Since I told you about my Nena yesterday. I thought today would be fitting if we told you about my grandfather or Papa.
Papa shaved his head a few days before Nena lost her hair. I thought this was crazy because I've never seen him with anything less than a full head of hair and for an "older gentleman" he has quite a bit of it. He also organized a wide #prayforbet movement in their local North Carolina community.
This may seem like a lot and it is definitely, it also is just my Papa being himself.
My Papa is the most selfless guy you may ever meet. He retired when I was in middle school and has since been a freelance/freeservice guy. He builds and creates and does electrical work and honestly I can't think of anything he can't do. He is the epitome of Mr. Fix It. And he does it all for free.
In this picture you can find him walking towards a building he built for his church from scratch. It is behind the church and it is a building just for cooking. A few times a year his church hosts a huge fish fry to raise money for lots of things and my papa felt like this would be instrumental to their events. It has been and will continue to be.
This is just one of many stories I could tell you. Years and years of service that one. And he is the rock my Nena needs right now.
If you were inside my head lately you would know that atleast 80% of my thoughts are with my grandmother whom we lovingly refer to as Nena.
She was diagnosed with breast cancer the day before Thanksgiving and that came as quite a blow on Thanksgiving day. She is a fighter. A fighter who has muscled through two surgeries. A fighter who has championed to chemo treatments so far. A fighter who is going to beat cancer. You might ask how I know this.
When I was little, first grade to be exact, my mother also had cancer. I knew that she was going to be okay. I knew it without a doubt and she was. Now maybe I was a silly little first grader but I don't feel that's the case. When I think back on that time I still feel as confident as ever in my thoughts. That's the way I feel about this. I feel calm. I feel peace. I know that God is in complete control and I think thus far He has done everything to make is so my Nena can kick cancer's butt.
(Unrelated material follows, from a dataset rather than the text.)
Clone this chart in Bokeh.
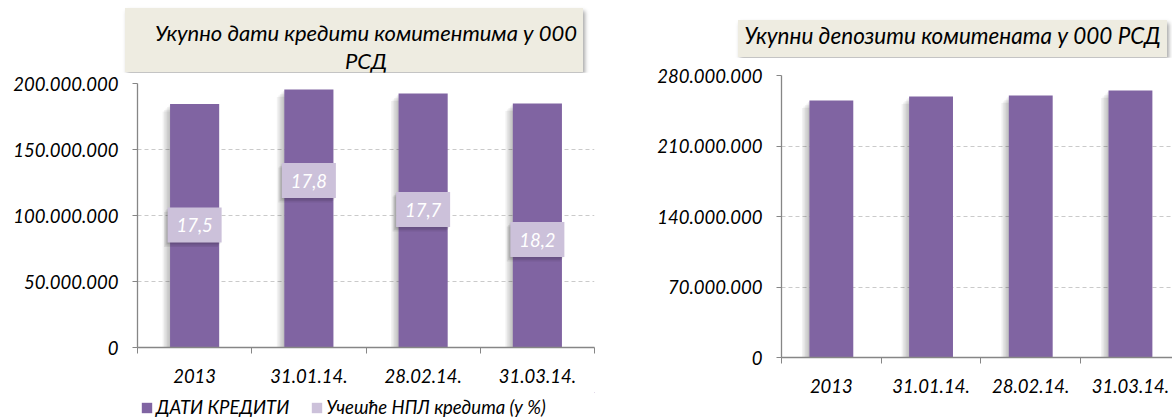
from bokeh.plotting import figure
from bokeh.models import (ColumnDataSource, Range1d, FixedTicker, Legend, LegendItem, Div)
from bokeh.layouts import row, column
from bokeh.embed import file_html
from bokeh.resources import INLINE
from bokeh.core.properties import value

# ---------------- data ----------------
categories = ["2013", "31.01.14.", "28.02.14.", "31.03.14."]
loans = [184_500_000, 195_500_000, 192_500_000, 184_800_000]
npl_share = [17.5, 17.8, 17.7, 18.2]
deposits = [255_200_000, 259_100_000, 260_100_000, 265_100_000]
loan_ticks = [0, 50_000_000, 100_000_000, 150_000_000, 200_000_000]
deposit_ticks = [0, 70_000_000, 140_000_000, 210_000_000, 280_000_000]
left_title_lines = ["Укупно дати кредити комитентима у 000", "РСД"]
right_title = "Укупни депозити комитената у 000 РСД"
legend_labels = ["ДАТИ КРЕДИТИ", "Учешће НПЛ кредита (у %)"]

# ---------------- layout / style ----------------
FONT = "Lato"
BAR = "#8064A2"
LBL = "#CCC1DA"
AXIS = "#868686"
GRID = "#CACACA"
TITLE_BG = "#EEECE1"
# NPL data-label anchors (manually placed in the original, in loan units)
npl_label_anchor = [92_800_000, 126_500_000, 104_500_000, 81_800_000]


def fmt_thousands(v):
    return f"{v:,}".replace(",", ".")


def title_div(lines, width, height, margin, pad_top, pad_left, size):
    inner = "<br>".join(lines)
    html = (f'<div style="width:{width}px;height:{height}px;box-sizing:border-box;'
            f'padding-top:{pad_top}px;padding-left:{pad_left}px;text-align:center;'
            f'font-family:{FONT};font-style:italic;font-size:{size};line-height:28px;'
            f'color:#000;white-space:nowrap;">{inner}</div>')
    return Div(text=html, width=width, height=height, margin=margin,
               styles={"background-color": TITLE_BG,
                       "box-shadow": "2px 3px 4px rgba(0,0,0,0.35)"})


def make_chart(width, height, bl, br, bt, bb, x_end, ticks):
    n = len(categories)
    p = figure(width=width, height=height, x_range=Range1d(0, x_end),
               y_range=Range1d(0, ticks[-1]), output_backend="svg",
               toolbar_location=None, min_border_left=bl, min_border_right=br,
               min_border_top=bt, min_border_bottom=bb)
    p.outline_line_color = None
    p.background_fill_color = "white"
    p.border_fill_color = "white"
    p.xgrid.visible = False
    yt = FixedTicker(ticks=ticks)
    p.yaxis.ticker = yt
    p.ygrid.ticker = yt
    p.ygrid.grid_line_color = GRID
    p.ygrid.grid_line_dash = "4 3"
    p.ygrid.grid_line_width = 1
    p.yaxis.major_label_overrides = {t: fmt_thousands(t) for t in ticks}
    xt = FixedTicker(ticks=[i + 0.5 for i in range(n)], minor_ticks=list(range(n + 1)))
    p.xaxis.ticker = xt
    p.xaxis.major_label_overrides = {i + 0.5: c for i, c in enumerate(categories)}
    for ax in (p.xaxis[0], p.yaxis[0]):
        ax.axis_line_color = AXIS
        ax.axis_line_width = 1.3
        ax.major_tick_line_color = AXIS
        ax.minor_tick_line_color = AXIS
        ax.major_label_text_font = FONT
        ax.major_label_text_font_style = "italic"
        ax.major_label_text_font_size = "18.5px"
        ax.major_label_text_color = "#000000"
        ax.major_tick_in = 0
        ax.minor_tick_in = 0
    p.yaxis.major_tick_out = 5
    p.yaxis.minor_tick_out = 0
    p.yaxis.major_label_standoff = 14
    p.xaxis.major_tick_out = 0
    p.xaxis.minor_tick_out = 6
    p.xaxis.major_label_standoff = 15
    return p


def add_bars(p, src, vals, bw, px_x, px_y):
    xs = src.data["x"]
    for k in range(1, 6):
        p.vbar(x=[x - k * 1.5 * px_x for x in xs], top=[v - k * 1.5 * px_y for v in vals],
               width=bw, fill_color="black", fill_alpha=0.05, line_color=None)
    return p.vbar(x="x", top="top", width=bw, source=src, fill_color=BAR, line_color=None)


xs = [i + 0.5 for i in range(len(categories))]

# ---------------- left column ----------------
L_CAT = 457 / len(categories)
L_YPX = loan_ticks[-1] / 264

lt = title_div(left_title_lines, 458, 64, (8, 0, 0, 125), 11, 24, "22px")

pl = make_chart(600, 320, 137, 6, 11, 45, len(categories), loan_ticks)
loan_src = ColumnDataSource(dict(x=xs, top=loans, cat=categories))
bars = add_bars(pl, loan_src, loans, 0.43, 1 / L_CAT, L_YPX)

lab_src = ColumnDataSource(dict(x=xs, y=npl_label_anchor,
                                txt=[f"{v:.1f}".replace(".", ",") for v in npl_share]))
for k in range(1, 4):
    pl.rect(x=[x - k * 1.2 / L_CAT for x in xs], y=[y - k * 1.5 * L_YPX for y in npl_label_anchor],
            width=54, height=35, width_units="screen", height_units="screen",
            fill_color="black", fill_alpha=0.07, line_color=None)
pl.rect(x="x", y="y", width=54, height=35, width_units="screen", height_units="screen",
        source=lab_src, fill_color=LBL, line_color=None)
pl.text(x="x", y="y", text="txt", source=lab_src, text_font=value(FONT),
        text_font_style="italic", text_font_size="18.5px", text_color="white",
        text_align="center", text_baseline="middle")

# legend strip (its frame aligns with the chart frame inside the column);
# proxy renderers share the chart's sources but lie just outside this strip's ranges
lg = figure(width=600, height=27, x_range=Range1d(-2, -1), y_range=Range1d(-3e8, -2e8),
            output_backend="svg", toolbar_location=None, x_axis_type=None,
            y_axis_type=None, min_border=0)
lg.outline_line_color = None
lg.grid.visible = False
lg.background_fill_color = "white"
lg.border_fill_color = "white"
r1 = lg.vbar(x="x", top="top", width=0.43, source=loan_src, fill_color=BAR, line_color=None)
r2 = lg.rect(x="x", y="y", width=54, height=35, width_units="screen", height_units="screen",
             source=lab_src, fill_color=LBL, line_color=None)
legend = Legend(items=[LegendItem(label=legend_labels[0], renderers=[r1]),
                       LegendItem(label=legend_labels[1], renderers=[r2])],
                orientation="horizontal", location=(3, 1))
legend.label_text_font = FONT
legend.label_text_font_style = "italic"
legend.label_text_font_size = "18.5px"
legend.label_text_color = "#000000"
legend.glyph_width = 13
legend.glyph_height = 13
legend.label_standoff = 3
legend.label_height = 18
legend.spacing = 21
legend.padding = 0
legend.margin = 0
legend.border_line_color = None
legend.background_fill_alpha = 0
lg.add_layout(legend)

# ---------------- right column ----------------
R_CAT = 99.7
R_YPX = deposit_ticks[-1] / 282

rt = title_div([right_title], 429, 37, (20, 0, 0, 138), 2, 0, "22.5px")

pr = make_chart(572, 362, 181, 0, 18, 62, (572 - 181) / R_CAT, deposit_ticks)
dep_src = ColumnDataSource(dict(x=xs, top=deposits, cat=categories))
add_bars(pr, dep_src, deposits, 0.44, 1 / R_CAT, R_YPX)

layout = row(column(lt, pl, lg), column(rt, pr))
open("out.html", "w").write(file_html(layout, INLINE))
I chose this picture to show you because right before her second chemo treatments my Nena lost her hair. I've yet to see what she looks like without it but I can bet it's beautiful. She takes pride in getting fancy each and everyday. (A trait I didn't inherit as I sit here in my sweatpants typing away.)
If you came to my house to visit during the month of January I probably was or would have been embarrassed by the fact that I still hadn't found time to take down our Christmas tree. However when I went to do so at the beginning of February I realized that our tree was nice and Valentiney.
So I'm just going to go ahead and say I totally planned that out. ;)
Happy Valentine's Day to you and yours! Jord and I are celebrating tomorrow because of work and school and tests and presentations and everything else that gets in the way during the week.
All I wanted to do today was ride my bike outside but Charleston was nuts with tons of rain. I can tell that Spring is near though and that there will be lots of bike rides in my future. Just have to wait it out.
The fog in the morning this time of year leaves me with mixed emotions. I love that it's the start of a new day, a fresh change and chance for a clean slate. I love that it means within a few minutes I will get to see the sunrise and that is one of my favorite parts about waking up early.
But then there is the other hand. I don't love that Jord is still in bed and Roy is still snoring, both without me. I don't love that this means I will be driving for the first five to ten minutes with no sight ahead. I don't love that I will have to brave these SC drivers without my husband by my side to rant with me.
I have felt so tired lately. And I'm always craving a nap. So is Jordan.
My teaching schedule this semester is horrid. I have ridiculously long breaks in between classes and I'm up at 6am every morning and not in bed every night until after almost midnight. It's not by choice. But I am glad I have a job.
And then there is the simple fact that...
We are not morning people. Sometimes we wish we were but the truth is it will probably never happen. We are grumps being up so early all the time.
Jord has told me before that even after spending two years in Brazil and being up every morning by 6am that he still wasn't a morning person. That he never got used to it.
The weather in South Carolina has been so unpredictable as of late and it's kind of entertaining. In the morning I may have to put on a sweater to go outside and by noon I may be wishing I could run around naked it's so hot. TMI.
It's true though.
But I have to admit for now it beats the heck out of negative degree anything. That's for sure.
A few months back Roy woke up one morning with a kink in his tail. Originally I was so sad because kinks are forever and for the first few weeks they really hurt. Now that it's not painful we love that little kink because it adds more cuteness to his character. Have a good weekend folks!